東京には沢山のラーメン屋さんがあり、そこへ通う沢山のラーメン通の友人を見てきた僕としては間違っても「ラーメンが作れる」なんて言えないのですが、こんなに良くしてくれたアントネッラ家族に恩返しをしたい気持ちもあります。

ラーメンなんて人生で一度も作ったことがないけれど理屈はわかる。やればできる!と信じて始まりましたラーメン作り。ラーメンに慣れていないイタリア人への配慮から作るのは醤油ラーメンに決定。

幸い料理人であるアントネッラの家には調味料を始め日本の食材もあります。醤油、みりん、酢、胡麻油。その他、足りない食材はスーパーやアジアンマーケットを巡り、具材を調達。豚肉、長ネギ、シイタケ、昆布、コーン。

本来はチャーシューから作って出汁も合わせて作りたかったのですが、チャーシューを作るための豚バラ肉がどうしても見つけられず。仕方なくパンチェッタを炒めて代用。パンチェッタとチャーシューって似ていると思うんです。味付けの方向性は違うけれど、味の深みや熟成感に共通するものがある。

問題は出汁。ここには鶏の手羽肉を使うことにしました。

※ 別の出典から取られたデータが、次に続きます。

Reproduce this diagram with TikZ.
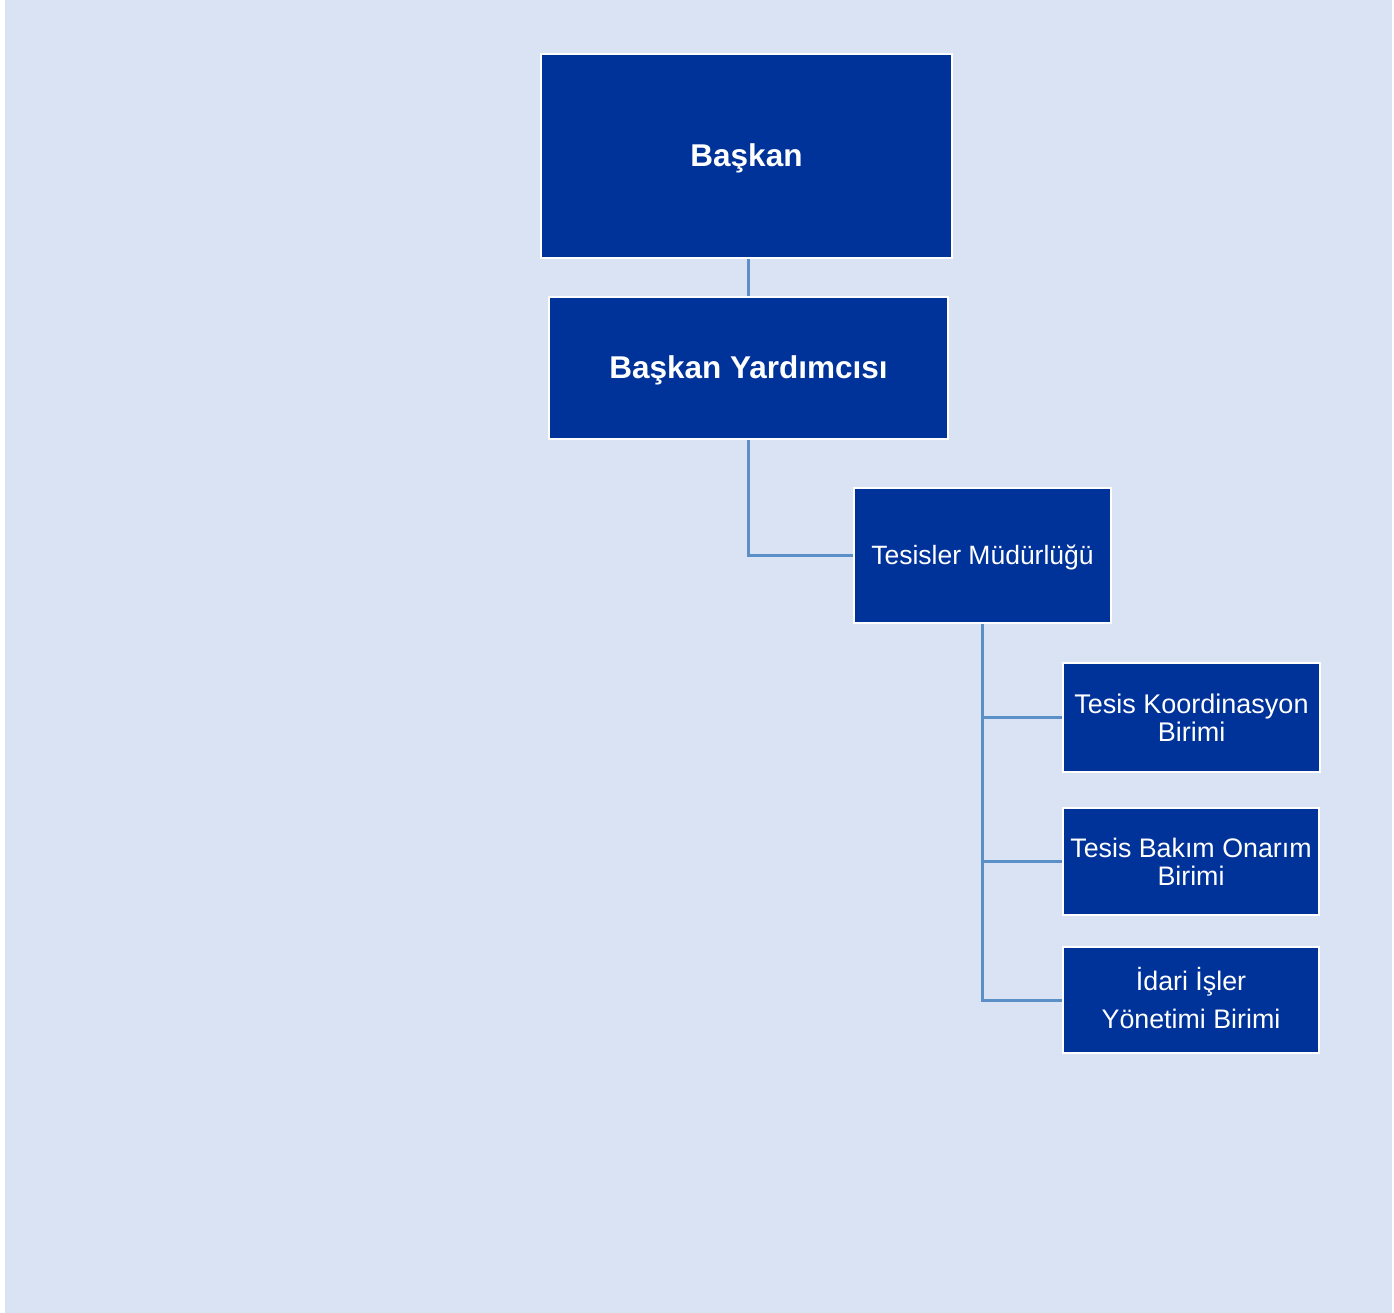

軽く塩でマリネしてから水に入れて弱火でゆっくり。味が十分に出たら昆布を入れて味に深みを加えます。ここまでで前日の仕込みはおしまい。次の日に手羽肉の骨を砕いてもう一度煮出して出汁は完成。

アントネッラを始め、多くの人にとって今回は初めてのラーメン。ミラノならいざ知らず、プーリアには日本料理店はそれほど多くありません。中にはラーメンを食べたことのある人もいますが、多くの人にとっては初めての体験。ならばこそ可能な限りのおもてなしをしてあげたい。

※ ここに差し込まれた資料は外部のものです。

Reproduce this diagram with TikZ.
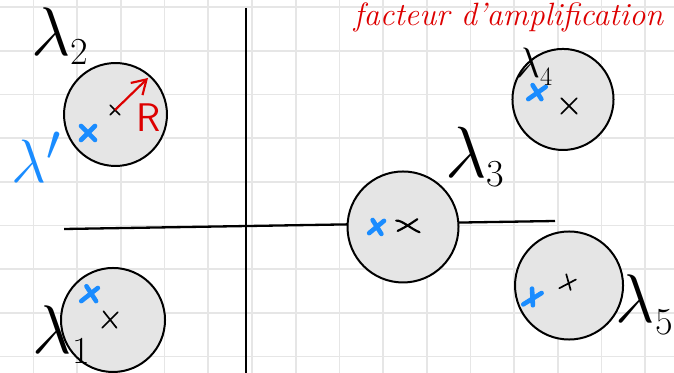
\documentclass[tikz,border=0pt]{standalone}
\usetikzlibrary{arrows.meta}
\definecolor{penblue}{HTML}{1A8CFF}
\definecolor{penred}{HTML}{DD0000}
\definecolor{paper}{HTML}{E6E6E6}
\begin{document}
\begin{tikzpicture}[
  gridline/.style={draw=paper,line width=1.1pt},
  axis/.style={line width=1.5pt},
  disc/.style={draw=black,line width=1.3pt,fill=black!10},
  blackx/.style={line width=1.1pt,line cap=round},
  bluex/.style={penblue,line width=3pt,line cap=round},
  lam/.style={font=\Huge,inner sep=0pt},
]
\useasboundingbox (0,0) rectangle (15.423,8.535);
\clip (0,0) rectangle (15.423,8.535);
\draw[gridline,shift={(0.767,0.375)}] (-1,-1) grid (15,9); %paper grid

% axes
\draw[axis] (5.629,8.352) -- (5.629,-0.2);
\draw[axis] (1.465,3.295) -- (12.70,3.478);

% discs of radius R
\draw[disc] (2.643,5.915) circle (1.178);
\draw[disc] (9.222,3.341) circle (1.27);
\draw[disc] (12.883,6.259) circle (1.156);
\draw[disc] (13.021,2.002) circle (1.236);
\draw[disc] (2.586,1.213) circle (1.19);

% centres
\coordinate (c2) at (2.632,6.018);
\draw[blackx] (c2) ++(-0.11,-0.11) -- ++(0.22,0.22) ++(-0.22,0) -- ++(0.22,-0.22);
\draw[blackx,line width=1.4pt] (9.336,3.387) ++(-0.27,0.1) .. controls (9.2,3.5) and (9.4,3.3) .. (9.6,3.22)
                (9.1,3.25) .. controls (9.3,3.35) and (9.45,3.45) .. (9.55,3.52);
\draw[blackx] (13.021,6.110) ++(-0.18,-0.18) -- ++(0.36,0.36) ++(-0.36,0) -- ++(0.36,-0.36);
\draw[blackx] (12.998,2.059) ++(-0.2,-0.12) -- ++(0.38,0.2) ++(-0.22,0.12) -- ++(0.1,-0.36);
\draw[blackx] (2.517,1.213) ++(-0.18,-0.18) -- ++(0.36,0.36) ++(-0.33,0.02) -- ++(0.3,-0.38);

% perturbed eigenvalues
\draw[bluex] (2.014,5.492) ++(-0.16,-0.16) -- ++(0.32,0.32) ++(-0.32,0) -- ++(0.32,-0.32);
\draw[bluex] (8.627,3.341) ++(-0.18,-0.14) -- ++(0.34,0.28) ++(-0.26,0.02) -- ++(0.2,-0.32);
\draw[bluex] (12.288,6.407) ++(-0.2,-0.14) -- ++(0.4,0.28) ++(-0.3,0.04) -- ++(0.2,-0.32);
\draw[bluex] (12.174,1.670) ++(-0.2,-0.1) -- ++(0.42,0.26) ++(-0.22,0.1) -- ++(0.02,-0.38);
\draw[bluex] (2.059,1.785) ++(-0.2,-0.14) -- ++(0.38,0.3) ++(-0.26,0.04) -- ++(0.22,-0.34);

% radius
\coordinate (r2) at (3.387,6.751);
\draw[penred,line width=1.4pt,-{Straight Barb[length=9pt,width=11pt]}] (c2) -- (r2);
\node[penred,font=\sffamily\fontsize{26}{26}\selectfont] (R) at (3.40,5.85) {R};

% labels
\node[lam] (l2) at (1.373,7.712) {\scalebox{1.8}{$\lambda$}\raisebox{-6pt}{2}};
\node[lam,penblue] (lp) at (0.847,4.943) {\scalebox{1.6}{$\lambda'$}};
\node[lam] (l3) at (10.87,4.943) {\scalebox{1.9}{$\lambda$}\raisebox{-6pt}{3}};
\node[lam,font=\LARGE] (l4) at (12.22,7.00) {\scalebox{1.6}{$\lambda$}\raisebox{-5pt}{4}};
\node[lam] (l5) at (14.74,1.556) {\scalebox{1.8}{$\lambda$}\raisebox{-8pt}{5}};
\node[lam] (l1) at (1.40,0.88) {\scalebox{1.8}{$\lambda$}\raisebox{-6pt}{1}};

% note at the top
\node[penred,anchor=base east,font=\itshape\fontsize{21}{21}\selectfont] (note) at (15.3,7.95) {facteur d'amplification};
\end{tikzpicture}
\end{document}
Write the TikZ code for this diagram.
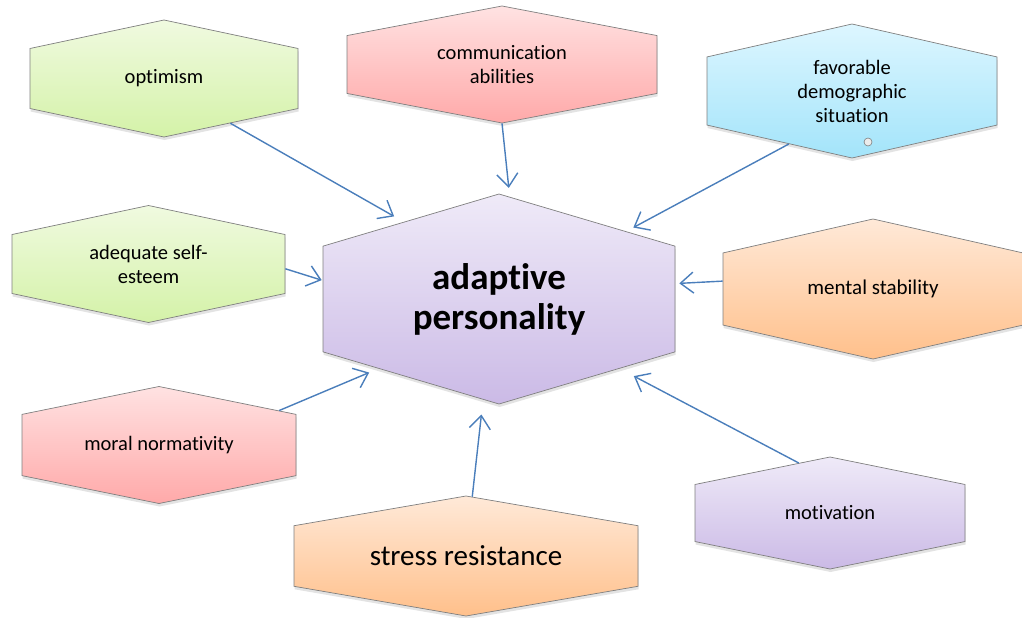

とゆーわけで麺も打ちました。打ったと言ってもアントネッラの家にはこね機と製麺機があるのでだいぶ楽は出来ました。以前に生パスタを作るイベントに参加して大失敗した経験があるのでビクビクしつつも、アントネッラの力を借りつつなんとか形になりました。

このラーメンはベジタリアン用。打ち粉に片栗粉を使わず、出汁は鶏肉ではなく野菜のブロード。具は卵、コーン、ラディッキオ、イタリアンパセリ。本当はほうれん草を使いたかったのですが、季節柄か土地柄か見つからず。緑色を入れたいなーと考えてイタリアンパセリを選びました。パセリって仄かな苦みがあってラーメンと合うんじゃないかなと試したらいー感じに馴染みました。

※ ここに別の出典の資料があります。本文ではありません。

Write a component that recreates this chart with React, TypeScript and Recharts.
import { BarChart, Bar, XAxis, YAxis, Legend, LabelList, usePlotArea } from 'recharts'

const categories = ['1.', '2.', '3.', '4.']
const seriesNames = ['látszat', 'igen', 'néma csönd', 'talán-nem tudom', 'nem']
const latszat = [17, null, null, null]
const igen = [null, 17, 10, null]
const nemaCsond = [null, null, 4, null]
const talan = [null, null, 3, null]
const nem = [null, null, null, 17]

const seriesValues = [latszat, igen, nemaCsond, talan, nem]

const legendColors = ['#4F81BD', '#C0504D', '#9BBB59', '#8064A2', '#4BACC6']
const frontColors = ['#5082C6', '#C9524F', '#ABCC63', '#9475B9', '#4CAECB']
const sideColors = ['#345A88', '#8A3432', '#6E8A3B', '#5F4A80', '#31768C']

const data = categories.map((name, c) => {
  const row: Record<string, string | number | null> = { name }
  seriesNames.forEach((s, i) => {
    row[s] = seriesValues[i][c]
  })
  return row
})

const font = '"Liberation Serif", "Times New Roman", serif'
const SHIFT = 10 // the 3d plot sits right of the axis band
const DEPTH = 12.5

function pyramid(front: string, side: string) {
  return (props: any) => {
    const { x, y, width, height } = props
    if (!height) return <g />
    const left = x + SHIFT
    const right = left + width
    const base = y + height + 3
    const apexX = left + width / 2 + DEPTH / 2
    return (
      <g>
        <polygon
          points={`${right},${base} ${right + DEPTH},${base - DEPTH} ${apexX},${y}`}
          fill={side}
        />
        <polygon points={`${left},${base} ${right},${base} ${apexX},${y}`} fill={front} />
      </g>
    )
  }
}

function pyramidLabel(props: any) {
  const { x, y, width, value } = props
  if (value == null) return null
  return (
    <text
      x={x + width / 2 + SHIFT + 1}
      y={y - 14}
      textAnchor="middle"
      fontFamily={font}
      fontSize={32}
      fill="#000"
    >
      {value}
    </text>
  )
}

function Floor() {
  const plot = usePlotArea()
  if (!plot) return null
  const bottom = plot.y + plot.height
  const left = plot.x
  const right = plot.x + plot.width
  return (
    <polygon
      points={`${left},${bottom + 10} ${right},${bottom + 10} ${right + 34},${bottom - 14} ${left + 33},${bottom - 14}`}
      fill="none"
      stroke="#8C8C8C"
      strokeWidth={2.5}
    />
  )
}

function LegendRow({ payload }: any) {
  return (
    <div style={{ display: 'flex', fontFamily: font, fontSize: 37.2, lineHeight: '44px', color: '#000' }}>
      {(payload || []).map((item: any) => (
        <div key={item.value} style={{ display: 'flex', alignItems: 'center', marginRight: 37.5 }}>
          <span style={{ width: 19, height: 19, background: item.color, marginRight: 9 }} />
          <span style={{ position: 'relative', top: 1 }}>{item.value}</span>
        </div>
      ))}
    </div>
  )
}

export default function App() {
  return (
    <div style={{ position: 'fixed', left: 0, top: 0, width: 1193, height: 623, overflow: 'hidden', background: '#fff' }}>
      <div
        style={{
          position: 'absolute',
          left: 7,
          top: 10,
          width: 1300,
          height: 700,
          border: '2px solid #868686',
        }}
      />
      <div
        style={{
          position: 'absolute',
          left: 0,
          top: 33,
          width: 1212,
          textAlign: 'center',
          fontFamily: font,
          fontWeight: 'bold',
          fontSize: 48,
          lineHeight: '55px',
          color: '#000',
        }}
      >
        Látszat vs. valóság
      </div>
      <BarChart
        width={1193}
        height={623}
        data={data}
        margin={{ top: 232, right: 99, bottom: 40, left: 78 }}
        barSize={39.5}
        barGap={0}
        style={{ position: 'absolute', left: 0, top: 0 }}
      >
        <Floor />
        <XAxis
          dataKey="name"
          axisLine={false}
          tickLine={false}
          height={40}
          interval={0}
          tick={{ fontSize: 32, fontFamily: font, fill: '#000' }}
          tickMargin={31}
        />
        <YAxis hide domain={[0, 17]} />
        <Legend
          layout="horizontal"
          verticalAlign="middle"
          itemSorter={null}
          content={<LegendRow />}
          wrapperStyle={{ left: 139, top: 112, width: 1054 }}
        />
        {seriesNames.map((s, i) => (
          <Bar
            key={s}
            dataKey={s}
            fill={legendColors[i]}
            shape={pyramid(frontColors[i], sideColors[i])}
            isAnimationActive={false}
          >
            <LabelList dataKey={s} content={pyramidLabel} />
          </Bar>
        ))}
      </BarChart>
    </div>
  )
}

前日にシイタケの出汁もとっておいて、シイタケはみりん、醤油、胡麻油で炒めて擬似しなちくにしました。しなちくってラーメンにとーっても大事な要素だと思って。

ラーメンはベジタリアン向けと2種類用意したのですが、これが意外と大変で。下拵えだけなら大したことはないのですが、出汁を2つ温めなければならなくて、その上、通常用の麺の打ち粉に片栗粉を使ってしまったので先にベジタリアン用から茹でなければならない(ベジタリアン用の麺はセモリナ粉を打ち粉に代用した)。

ベジタリアン用のラーメンは3食分作ったのですが、特に嬉しかったのはロレンツォが気に入ってくれたこと。ブロードを存分に使った料理に馴染みがなかったのかお代わりするほど喜んでくれました。

ベジタリアン用ラーメン。
最後に自分の分のラーメンを茹でて席に着いたら拍手喝采。日本で料理会をしていた時にもありましたが、作った料理を心から喜んでもらえるのは嬉しい。

ゲスト - Ospiti

プーリアでの初めてのウーフ体験で得たものは数多くあるのですが、その中でも印象に残っていることの一つは一緒に滞在していたインド人とのこと。自分の滞在の仕方とインド人の滞在の仕方で違いが本当に大きくて。